Il y a d’ailleurs deux pèlerinages de Poulenc à Rocamadour qui correspondent à des épreuves difficiles: le décès du compositeur et critique Pierre-Octave Ferroud en 1935, et celui de l’artiste Christian Bérard en 1949. On suggère d’ailleurs que le pèlerinage de 1935 est, en grande partie, responsable pour un renouvellement de la foi chez Poulenc, qui avait délaissé l’Église après le décès de son père en 1917.
La première sélection que j’ai choisie est le Stabat Mater, composé en 1950 et dédié à la mémoire de Bérard.
http://www.youtube.com/playlist?list=PL0DDCBDCA919521EC
Le résultat de son premier pèlerinage en 1935 est une succession d’œuvres sacrées: les Litanies à la Vierge noire de Rocamadour, pour chœur de femmes et orgue (1935), la Messe en sol majeur pour chœur mixte a cappella (1937) et Quatre motets pour un temps de pénitence (1938-39).
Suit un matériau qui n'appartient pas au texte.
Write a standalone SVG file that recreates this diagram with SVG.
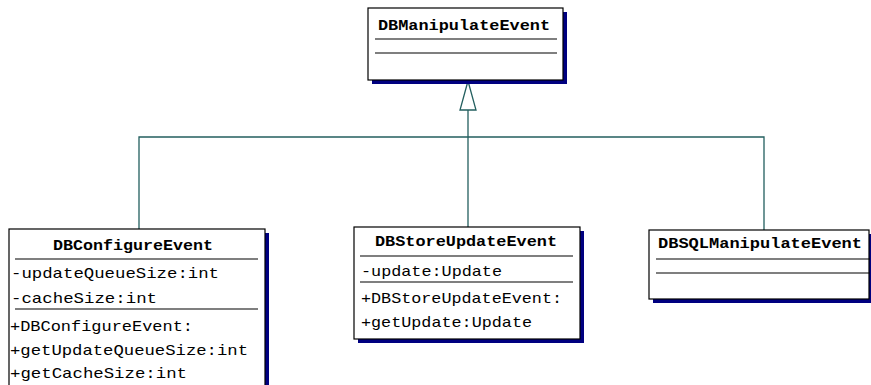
<svg xmlns="http://www.w3.org/2000/svg" width="871" height="385" viewBox="0 0 871 385">
  <style>
    .shadow { fill: #000080; }
    .box { fill: #ffffff; stroke: #000000; stroke-width: 1.2; }
    .sep { stroke: #000000; stroke-width: 1.2; }
    .title { font-family: "Liberation Mono", "DejaVu Sans Mono", monospace; font-weight: bold; font-size: 15px; fill: #000000; }
    .member { font-family: "Liberation Mono", "DejaVu Sans Mono", monospace; font-size: 15px; fill: #000000; }
    .link { fill: none; stroke: #235f5f; stroke-width: 1.3; }
    .head { fill: #ffffff; stroke: #235f5f; stroke-width: 1.3; }
  </style>

  <!-- inheritance connectors -->
  <g id="connectors">
    <polyline class="link" points="139,229 139,137 764,137 764,230"/>
    <line class="link" x1="468" y1="110" x2="468" y2="227"/>
    <polygon class="head" points="468,81 460,110 476,110"/>
  </g>

  <g id="DBManipulateEvent">
    <rect class="shadow" x="372" y="12" width="195" height="72"/>
    <rect class="box" x="368" y="8" width="195" height="72"/>
    <text class="title" x="378" y="30" textLength="172" lengthAdjust="spacingAndGlyphs">DBManipulateEvent</text>
    <line class="sep" x1="375" y1="39" x2="557" y2="39"/>
    <line class="sep" x1="375" y1="53" x2="557" y2="53"/>
  </g>

  <g id="DBConfigureEvent">
    <rect class="shadow" x="13" y="233" width="256" height="200"/>
    <rect class="box" x="9" y="229" width="256" height="200"/>
    <text class="title" x="53" y="250" textLength="160" lengthAdjust="spacingAndGlyphs">DBConfigureEvent</text>
    <line class="sep" x1="15" y1="259" x2="258" y2="259"/>
    <text class="member" x="11" y="278" textLength="208" lengthAdjust="spacingAndGlyphs">-updateQueueSize:int</text>
    <text class="member" x="11" y="303" textLength="146" lengthAdjust="spacingAndGlyphs">-cacheSize:int</text>
    <line class="sep" x1="15" y1="309" x2="258" y2="309"/>
    <text class="member" x="10" y="331" textLength="183" lengthAdjust="spacingAndGlyphs">+DBConfigureEvent:</text>
    <text class="member" x="10" y="355" textLength="238" lengthAdjust="spacingAndGlyphs">+getUpdateQueueSize:int</text>
    <text class="member" x="10" y="378" textLength="177" lengthAdjust="spacingAndGlyphs">+getCacheSize:int</text>
  </g>

  <g id="DBStoreUpdateEvent">
    <rect class="shadow" x="358" y="231" width="226" height="112"/>
    <rect class="box" x="354" y="227" width="226" height="112"/>
    <text class="title" x="375" y="246" textLength="182" lengthAdjust="spacingAndGlyphs">DBStoreUpdateEvent</text>
    <line class="sep" x1="360" y1="256" x2="573" y2="256"/>
    <text class="member" x="361" y="276" textLength="141" lengthAdjust="spacingAndGlyphs">-update:Update</text>
    <line class="sep" x1="360" y1="282" x2="573" y2="282"/>
    <text class="member" x="361" y="303" textLength="201" lengthAdjust="spacingAndGlyphs">+DBStoreUpdateEvent:</text>
    <text class="member" x="361" y="327" textLength="171" lengthAdjust="spacingAndGlyphs">+getUpdate:Update</text>
  </g>

  <g id="DBSQLManipulateEvent">
    <rect class="shadow" x="653" y="234" width="220" height="69"/>
    <rect class="box" x="649" y="230" width="220" height="69"/>
    <text class="title" x="658" y="248" textLength="204" lengthAdjust="spacingAndGlyphs">DBSQLManipulateEvent</text>
    <line class="sep" x1="656" y1="259" x2="870" y2="259"/>
    <line class="sep" x1="656" y1="273" x2="870" y2="273"/>
  </g>
</svg>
Ma deuxième sélection est ce cycle de quatre motets:
http://www.youtube.com/playlist?list=PLBCDA703BDA258D9C
Danatnt de la même période, et sans doute influencé par les mêmes sentiments, le Concerto pour orgue, timbales et cordes en sol mineur date d’entre 1934 et 1938. Le résultat d’une commande de la mécène Winnaretta Singer, Princesse Edmond de Polignac, héritière de la fabrique de machines à coudre Nord-Américaine et organiste amateure. Originalement conçu comme «pièce facile» que la Princesse pourrait exécuter elle-même, Poulenc écrira à son ami Jean Françaix: «Le concerto (…) n’est pas du Poulenc amusant du concerto pour deux pianos, mais plutôt du Poulenc en route pour le cloître.» Le concerto ne rappelle nullement des pièces similaires de compositeurs baroques tels Handel et Vivaldi, mais offre une voix moderne à un instrument considéré démodé. À vous d’en juger:
Poulenc allternera mélodies, pièces orchestrales (Sinfonietta, 1947), de chambre ou pour le piano, chœurs profanes (Huit chansons françaises, 1945) ou religieux. Son Gloria pour soprano solo, chœur mixte et orchestre est créé simultanément à Boston par Charles Munch et à Paris par Georges Prêtre (janvier-février 1961)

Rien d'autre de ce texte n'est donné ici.